>> Wednesday, January 6, 2010
So many brands today compete in commoditized industries, forced to fight tooth and nail with each other for every customer as they tout similar product features and benefits. Nowhere is this more visible than in the mobile phone industry where prices, apps, and coverage maps are the ammo used to fight the competition.
Customers are fickle, and the only thing keeping them from switching providers are exclusive phones and early termination clauses. It's rare to see these brands demonstrate true value or customer-centricity, and why should they when they have these virtual nooses around their customers' necks? Which is what makes my recent experience with T-Mobile even more remarkable.
Over the past few weeks, my BlackBerry had been crashing unexpectedly and on Christmas it did it again, although this time it wouldn't start up anymore (I was greeted by a perpetual hourglass of death).

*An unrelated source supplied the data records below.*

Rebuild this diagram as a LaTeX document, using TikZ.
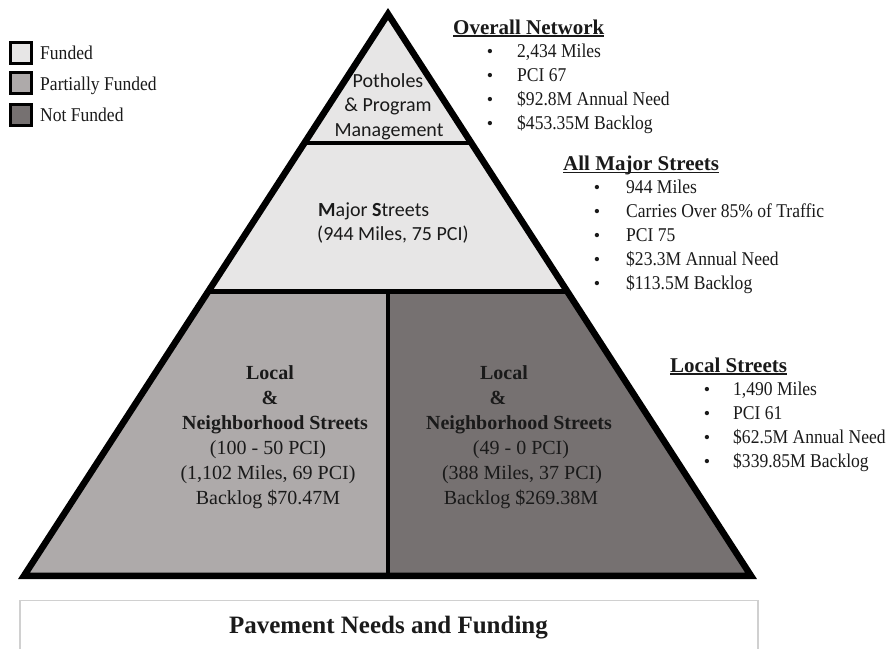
\documentclass[tikz,border=0pt]{standalone}
\usepackage{fontspec}
\setmainfont{Liberation Serif}
\newfontfamily\calfont{Carlito}
\newfontfamily\narrowfont{Liberation Serif}[FakeStretch=0.9]
\usetikzlibrary{calc}
\definecolor{fundc}{HTML}{E7E6E6}
\definecolor{partc}{HTML}{AEAAAA}
\definecolor{notc}{HTML}{767171}
\definecolor{framec}{HTML}{D0D0D0}
\definecolor{inkc}{HTML}{1A1A1A}
\begin{document}
\begin{tikzpicture}[x=1pt, y=-1pt,
  outline/.style={line width=6.5pt, line join=miter, miter limit=10},
  sepline/.style={line width=4.5pt},
  divline/.style={line width=3.5pt},
  legbox/.style={draw=black, line width=3pt, minimum width=21pt, minimum height=21pt, inner sep=0pt},
  legtxt/.style={anchor=base west, inner sep=0pt, text=inkc, font=\narrowfont\fontsize{19.5}{22}\selectfont},
  headtxt/.style={anchor=base west, inner sep=0pt, text=inkc, font=\bfseries\fontsize{21}{24}\selectfont},
  uline/.style={line width=1.4pt, inkc},
  itemtxt/.style={anchor=base west, inner sep=0pt, text=inkc, font=\narrowfont\fontsize{19.5}{22}\selectfont},
  bullet/.style={anchor=base, inner sep=0pt, text=inkc, font=\fontsize{18}{20}\selectfont},
  caltxt/.style={anchor=base, inner sep=0pt, text=inkc, font=\calfont\fontsize{20}{24}\selectfont},
  calleft/.style={anchor=base west, inner sep=0pt, text=inkc, font=\calfont\fontsize{20}{24}\selectfont},
  locb/.style={anchor=base, inner sep=0pt, text=inkc, font=\bfseries\fontsize{20}{24}\selectfont},
  locr/.style={anchor=base, inner sep=0pt, text=inkc, font=\fontsize{20}{24}\selectfont},
  titletxt/.style={anchor=base, inner sep=0pt, text=inkc, font=\bfseries\fontsize{25}{28}\selectfont}]
\useasboundingbox (0,0) rectangle (888,648);

% pyramid geometry
\coordinate (A) at (388,14);
\coordinate (BL) at (24,575.75);
\coordinate (BR) at (751,575.75);
\coordinate (L1) at ($(A)!0.2296!(BL)$);
\coordinate (R1) at ($(A)!0.2296!(BR)$);
\coordinate (L2) at ($(A)!0.494!(BL)$);
\coordinate (R2) at ($(A)!0.494!(BR)$);
\coordinate (M2) at (388,291.5);
\coordinate (MB) at (388,575.75);

\fill[fundc] (A) -- (L2) -- (R2) -- cycle;
\fill[partc] (L2) -- (M2) -- (MB) -- (BL) -- cycle;
\fill[notc] (M2) -- (R2) -- (BR) -- (MB) -- cycle;
\draw[sepline] (L1) -- (R1);
\draw[sepline] (L2) -- (R2);
\draw[divline] (M2) -- (MB);
\draw[outline] (A) -- (BL) -- (BR) -- cycle;

% legend
\node[legbox, fill=fundc] (lb1) at (21,53) {};
\node[legbox, fill=partc] (lb2) at (21,83) {};
\node[legbox, fill=notc] (lb3) at (21,114.5) {};
\node[legtxt] (lt1) at (40,59) {Funded};
\node[legtxt] (lt2) at (40,90) {Partially Funded};
\node[legtxt] (lt3) at (40,121.5) {Not Funded};

% pyramid texts
\node[caltxt] (p1) at (388,87) {Potholes};
\node[caltxt] (p2) at (388,111.5) {\&\ Program};
\node[caltxt] (p3) at (389,136) {Management};
\node[calleft] (m1) at (318,216) {\textbf{M}ajor \textbf{S}treets};
\node[calleft] (m2) at (317,240.5) {(944 Miles, 75 PCI)};

\node[locb] (a1) at (270,379) {Local};
\node[locb] (a2) at (270,404) {\&};
\node[locb] (a3) at (275,429) {Neighborhood Streets};
\node[locr] (a4) at (268,454) {(100 - 50 PCI)};
\node[locr] (a5) at (268,479) {(1,102 Miles, 69 PCI)};
\node[locr] (a6) at (268,504) {Backlog \$70.47M};

\node[locb] (b1) at (504,379) {Local};
\node[locb] (b2) at (498,404) {\&};
\node[locb] (b3) at (519,429) {Neighborhood Streets};
\node[locr] (b4) at (521,454) {(49 - 0 PCI)};
\node[locr] (b5) at (522,479) {(388 Miles, 37 PCI)};
\node[locr] (b6) at (521,504) {Backlog \$269.38M};

% Overall network
\node[headtxt] (h1) at (453,34) {Overall Network};
\draw[uline] ([yshift=-2pt]h1.base west) -- ([yshift=-2pt]h1.base east);
\foreach \t [count=\i] in {{2,434 Miles},{PCI 67},{\$92.8M Annual Need},{\$453.35M Backlog}}{
  \node[bullet] (ob\i) at (490,33+24*\i) {\textbullet};
  \node[itemtxt] (oi\i) at (517,33+24*\i) {\t};
}

% All major streets
\node[headtxt] (h2) at (563,170) {All Major Streets};
\draw[uline] ([yshift=-2.5pt]h2.base west) -- ([yshift=-2.5pt]h2.base east);
\foreach \t [count=\i] in {{944 Miles},{Carries Over 85\% of Traffic},{PCI 75},{\$23.3M Annual Need},{\$113.5M Backlog}}{
  \node[bullet] (mb\i) at (597,169+24*\i) {\textbullet};
  \node[itemtxt] (mi\i) at (626,169+24*\i) {\t};
}

% Local streets
\node[headtxt] (h3) at (670,372) {Local Streets};
\draw[uline] ([yshift=-2pt]h3.base west) -- ([yshift=-2pt]h3.base east);
\foreach \t [count=\i] in {{1,490 Miles},{PCI 61},{\$62.5M Annual Need},{\$339.85M Backlog}}{
  \node[bullet] (lb\i x) at (707,371+24*\i) {\textbullet};
  \node[itemtxt] (li\i) at (733,371+24*\i) {\t};
}

% title box
\draw[framec, line width=1.2pt] (20,650) -- (20,600.5) -- (758,600.5) -- (758,650);
\node[titletxt] (title) at (388.5,633) {Pavement Needs and Funding};
\end{tikzpicture}
\end{document}
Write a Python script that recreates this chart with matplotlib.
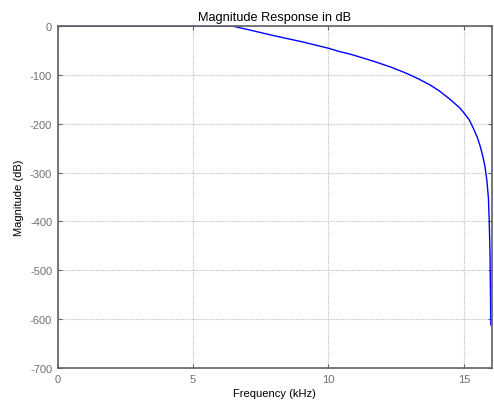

The next day I went to a local T-Mobile store and found out that the 1 year warranty expired two days prior (of course). My last hope: a phone call to Customer Care.
After explaining the situation (and politely reminding the very nice representative that I've been a happy and loyal customer for the past 7 years) T-Mobile did the right thing. They put the customer first and honored the warranty.
But the representative I spoke with didn't stop there. Because I needed to renew my service agreement, she was able to switch me to one of their new "unlimited" plans, saving me money each month. She wasn't just going to fix or replace my old phone, but offered me a brand new device (any one, my choice). Oh, and they'll ship that to me priority service at no charge (after all, it's the holidays and I don't have a phone). And while we're at it, Mr. Martino, the next month is on us. Wow. It really was Christmas on the 26th.
Besides being overjoyed at how lucky I was (after all, the other way this could have gone down ended with me spending several hundred dollars on a new phone), I kept asking myself if other companies would have gone this far. Would AT&T value me as a long time customer the same way? Would Verizon have honored my warranty, even though it expired (I happen to know from past experience that they would not have)?
Commoditized plans and services come and go. Sexy (and exclusive) new phones are always being introduced. But putting a premium on customer service and delivering on it when it matters? That's a rare trait that sets one brand apart from the others and it's why I'll be loyal to T-Mobile for a long time.